**GIVEN ENTRIES**
Start

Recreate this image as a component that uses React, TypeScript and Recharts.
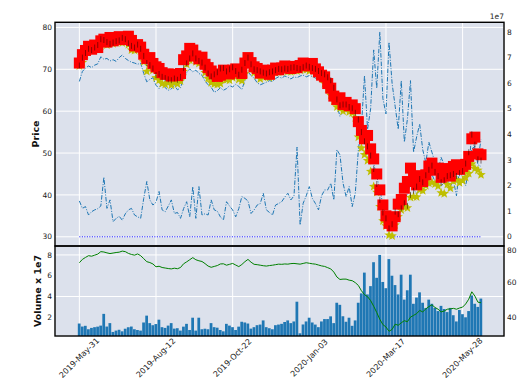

End
Start

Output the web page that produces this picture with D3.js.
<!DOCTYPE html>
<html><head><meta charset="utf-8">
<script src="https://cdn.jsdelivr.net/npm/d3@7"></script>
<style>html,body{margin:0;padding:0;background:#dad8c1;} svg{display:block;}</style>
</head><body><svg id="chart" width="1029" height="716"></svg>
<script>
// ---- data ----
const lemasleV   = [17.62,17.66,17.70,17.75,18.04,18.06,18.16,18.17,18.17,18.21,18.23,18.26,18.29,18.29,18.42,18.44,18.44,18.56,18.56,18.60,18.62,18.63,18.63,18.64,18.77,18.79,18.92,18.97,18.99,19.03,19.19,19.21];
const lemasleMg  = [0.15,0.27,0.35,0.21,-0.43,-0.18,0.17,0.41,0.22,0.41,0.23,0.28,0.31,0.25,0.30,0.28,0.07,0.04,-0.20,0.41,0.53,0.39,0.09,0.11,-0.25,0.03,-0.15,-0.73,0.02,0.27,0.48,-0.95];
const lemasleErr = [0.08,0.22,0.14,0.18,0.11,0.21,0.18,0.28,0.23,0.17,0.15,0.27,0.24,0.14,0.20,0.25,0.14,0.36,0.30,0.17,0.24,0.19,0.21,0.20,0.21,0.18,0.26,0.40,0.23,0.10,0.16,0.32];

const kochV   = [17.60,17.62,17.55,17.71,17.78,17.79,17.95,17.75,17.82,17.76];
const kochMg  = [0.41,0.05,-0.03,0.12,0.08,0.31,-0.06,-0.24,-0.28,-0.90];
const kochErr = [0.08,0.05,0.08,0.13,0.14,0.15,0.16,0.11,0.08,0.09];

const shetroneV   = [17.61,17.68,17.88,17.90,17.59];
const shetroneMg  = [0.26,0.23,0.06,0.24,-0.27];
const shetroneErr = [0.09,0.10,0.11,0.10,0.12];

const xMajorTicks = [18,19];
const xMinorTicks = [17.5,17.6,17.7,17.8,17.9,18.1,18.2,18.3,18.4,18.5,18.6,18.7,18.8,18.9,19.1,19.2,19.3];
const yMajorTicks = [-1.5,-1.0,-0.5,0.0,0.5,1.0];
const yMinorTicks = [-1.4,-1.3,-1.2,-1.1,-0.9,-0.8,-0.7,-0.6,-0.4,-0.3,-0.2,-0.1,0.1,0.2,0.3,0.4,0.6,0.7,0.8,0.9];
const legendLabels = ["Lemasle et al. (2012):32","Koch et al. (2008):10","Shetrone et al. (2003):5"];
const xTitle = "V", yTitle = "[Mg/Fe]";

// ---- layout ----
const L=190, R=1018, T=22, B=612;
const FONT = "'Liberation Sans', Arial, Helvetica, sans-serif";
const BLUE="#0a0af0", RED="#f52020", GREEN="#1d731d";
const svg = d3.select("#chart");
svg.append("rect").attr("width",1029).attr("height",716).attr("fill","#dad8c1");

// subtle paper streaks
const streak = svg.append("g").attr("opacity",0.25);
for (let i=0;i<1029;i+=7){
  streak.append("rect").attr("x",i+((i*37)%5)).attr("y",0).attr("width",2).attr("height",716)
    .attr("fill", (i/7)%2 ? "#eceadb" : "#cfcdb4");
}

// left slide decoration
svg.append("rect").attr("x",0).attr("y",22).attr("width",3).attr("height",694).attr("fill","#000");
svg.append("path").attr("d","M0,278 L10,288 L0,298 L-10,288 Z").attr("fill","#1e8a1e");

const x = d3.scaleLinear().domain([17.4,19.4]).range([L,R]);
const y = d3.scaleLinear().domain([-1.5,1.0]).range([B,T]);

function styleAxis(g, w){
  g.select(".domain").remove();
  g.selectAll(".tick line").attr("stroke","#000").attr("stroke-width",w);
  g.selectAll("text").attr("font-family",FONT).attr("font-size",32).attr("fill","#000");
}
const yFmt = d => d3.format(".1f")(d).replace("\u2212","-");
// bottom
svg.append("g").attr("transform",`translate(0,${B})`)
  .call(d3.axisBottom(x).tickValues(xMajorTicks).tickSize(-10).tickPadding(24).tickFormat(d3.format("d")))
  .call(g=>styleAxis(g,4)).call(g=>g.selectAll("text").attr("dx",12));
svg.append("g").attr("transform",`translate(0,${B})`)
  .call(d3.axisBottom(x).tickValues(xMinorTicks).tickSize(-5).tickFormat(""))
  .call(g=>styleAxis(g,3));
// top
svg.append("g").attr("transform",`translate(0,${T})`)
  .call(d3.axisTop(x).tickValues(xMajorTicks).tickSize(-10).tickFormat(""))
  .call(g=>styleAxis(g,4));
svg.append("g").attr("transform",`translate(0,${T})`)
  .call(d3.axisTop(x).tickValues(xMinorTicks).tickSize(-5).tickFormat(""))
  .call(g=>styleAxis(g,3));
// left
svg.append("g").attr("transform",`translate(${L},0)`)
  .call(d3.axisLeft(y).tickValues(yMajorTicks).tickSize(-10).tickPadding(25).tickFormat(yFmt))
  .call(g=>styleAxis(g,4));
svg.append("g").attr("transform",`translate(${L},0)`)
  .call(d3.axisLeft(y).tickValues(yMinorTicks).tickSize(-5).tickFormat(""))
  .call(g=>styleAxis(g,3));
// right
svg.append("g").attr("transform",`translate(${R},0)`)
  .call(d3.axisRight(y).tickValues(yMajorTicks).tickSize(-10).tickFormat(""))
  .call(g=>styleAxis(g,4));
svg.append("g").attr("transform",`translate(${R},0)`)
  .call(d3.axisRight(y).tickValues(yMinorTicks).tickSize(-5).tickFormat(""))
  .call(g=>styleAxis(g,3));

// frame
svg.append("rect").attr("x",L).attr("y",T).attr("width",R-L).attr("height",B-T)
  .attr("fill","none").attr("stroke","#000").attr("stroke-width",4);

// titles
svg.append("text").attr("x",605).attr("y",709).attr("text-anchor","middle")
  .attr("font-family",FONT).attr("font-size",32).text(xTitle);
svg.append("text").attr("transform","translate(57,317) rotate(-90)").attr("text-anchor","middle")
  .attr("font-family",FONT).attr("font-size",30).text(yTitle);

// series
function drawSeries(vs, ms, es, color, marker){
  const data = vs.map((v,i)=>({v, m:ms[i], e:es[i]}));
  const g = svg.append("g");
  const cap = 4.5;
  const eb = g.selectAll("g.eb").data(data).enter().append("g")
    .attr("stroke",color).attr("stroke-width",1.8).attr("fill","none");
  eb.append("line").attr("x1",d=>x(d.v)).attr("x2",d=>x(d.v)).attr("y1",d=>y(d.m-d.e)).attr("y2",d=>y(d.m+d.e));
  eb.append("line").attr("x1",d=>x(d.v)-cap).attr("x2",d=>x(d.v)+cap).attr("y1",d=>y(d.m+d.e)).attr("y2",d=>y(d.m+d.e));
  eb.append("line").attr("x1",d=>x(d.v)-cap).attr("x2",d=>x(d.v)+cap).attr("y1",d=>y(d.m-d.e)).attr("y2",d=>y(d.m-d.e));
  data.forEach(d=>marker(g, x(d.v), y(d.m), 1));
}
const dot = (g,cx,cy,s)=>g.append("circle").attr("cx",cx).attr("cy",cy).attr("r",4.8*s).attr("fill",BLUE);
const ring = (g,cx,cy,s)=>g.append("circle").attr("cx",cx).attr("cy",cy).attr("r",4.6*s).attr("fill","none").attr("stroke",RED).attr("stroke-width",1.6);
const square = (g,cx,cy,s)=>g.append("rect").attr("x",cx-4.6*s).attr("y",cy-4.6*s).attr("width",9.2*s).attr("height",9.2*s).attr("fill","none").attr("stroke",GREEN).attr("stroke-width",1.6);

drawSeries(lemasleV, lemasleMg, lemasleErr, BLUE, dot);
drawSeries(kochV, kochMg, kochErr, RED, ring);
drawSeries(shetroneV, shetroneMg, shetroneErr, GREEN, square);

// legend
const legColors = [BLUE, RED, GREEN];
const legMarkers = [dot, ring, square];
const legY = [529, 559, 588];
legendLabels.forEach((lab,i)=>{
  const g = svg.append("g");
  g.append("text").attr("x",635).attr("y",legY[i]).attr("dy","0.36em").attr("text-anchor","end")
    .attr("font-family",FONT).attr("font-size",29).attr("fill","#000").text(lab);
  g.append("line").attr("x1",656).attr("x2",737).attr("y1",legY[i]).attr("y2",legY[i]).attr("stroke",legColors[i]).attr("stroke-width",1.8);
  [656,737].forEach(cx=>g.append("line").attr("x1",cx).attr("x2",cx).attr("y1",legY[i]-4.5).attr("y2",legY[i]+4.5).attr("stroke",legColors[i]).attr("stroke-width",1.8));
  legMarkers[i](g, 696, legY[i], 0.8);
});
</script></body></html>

End

**GIVEN INSTRUCTION**
Pull out every line of the entries that includes the word "this".

**ANSWER TO THE TASK**
Recreate this image as a component that uses React, TypeScript and Recharts.
Output the web page that produces this picture with D3.js.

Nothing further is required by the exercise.